John Hughes made two really good teen pictures, was involved in the creation of a few mediocre comedies that were at least watchable brain candy, and wrote some funny pieces for National Lampoon. The rest is all sentiment for one’s own youth as viewed through the prism of Molly Ringwald, Ally Sheedy, Anthony Michael Hall, Emilio Estevez, and … Judd Nelson? Now *there* is someone who has made some marvelously, intensely watchable bad movies. I myself will be sad when Judd hits the great divide….
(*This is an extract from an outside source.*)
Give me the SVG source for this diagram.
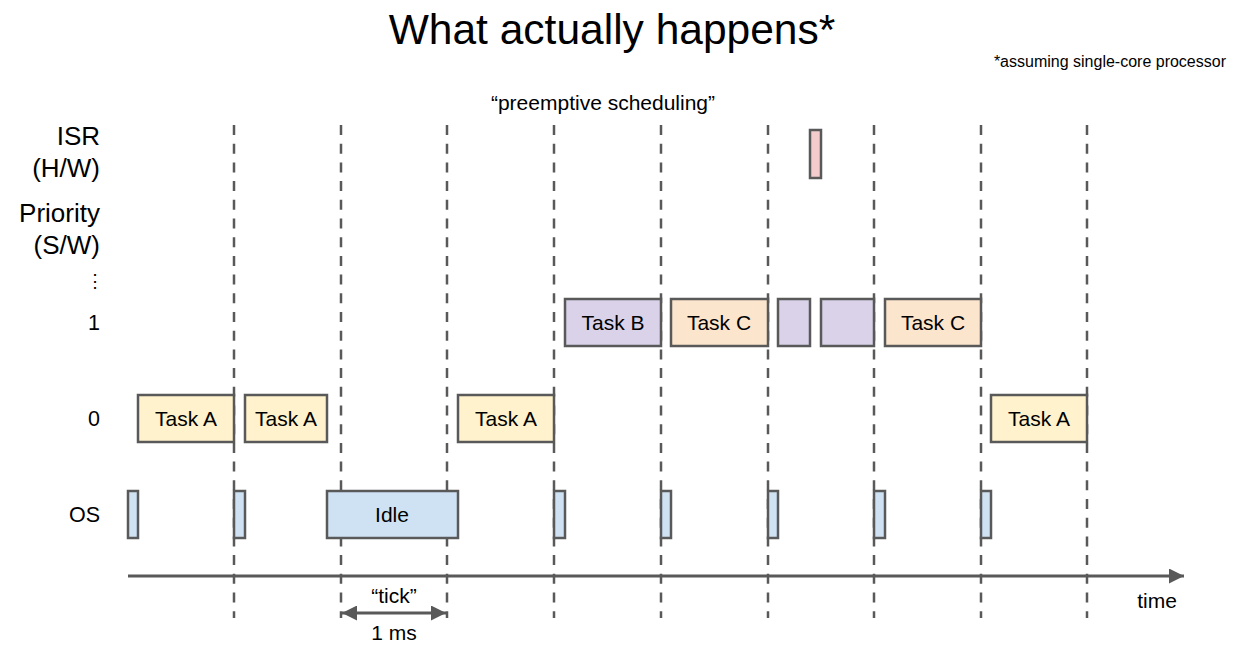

Oh, and as for the cute-girl factor, did anyone go to see Hughes' awful Career Opportunities if they weren't a male lusting after Jennifer Connelly?
4 comments:
The most accurate reviews I've read of John Hughes' films are Dave Kehr's capsules for the Chicago Reader here and here. Hughes' characters are too broad and too sloppy (as Kehr says "[the National Lampoon generation] wanted to be Chekov and Mel Brooks) to speak for anyone specifically, at least you would think, but it seems like the majority of people who grew up in the eighties (and 90's, for that matter) regard his films as documentaries of their time in high school...
Well I like Some Kind of Wonderful.
But mostly because of the two lead women.
Unfortunately Jennifer Connelly is squished.
Yeah, I read the AO Scott piece very differently.
You ask if Scott realizes that by calling Hughes a Regan-era Godard, he's saying that Hughes "embodies the spirit of an empty, soulless time in our history? Oh well, if he’s okay with that, then I am too —" but go on to assert that you don't think that's what Scott meant.
Actually, that's exactly what Scott means -- he's just not quite as condemnatory of the 80s as you are. Scott calls Hughes a "pop-culture embodiment of the age." And while Scott may not go so far as to call the 80s "empty and soulless, "he does characterize the 80s generation as being one that is materialistic and which "has yet to figure out adulthood."
So Scott is not saying that Hughes made great movies -- just that Hughes' movies spoke to him when he was an adolescent, continue to speak to him in his extended adolescence, and vividly captured some aspects of a certain time and place.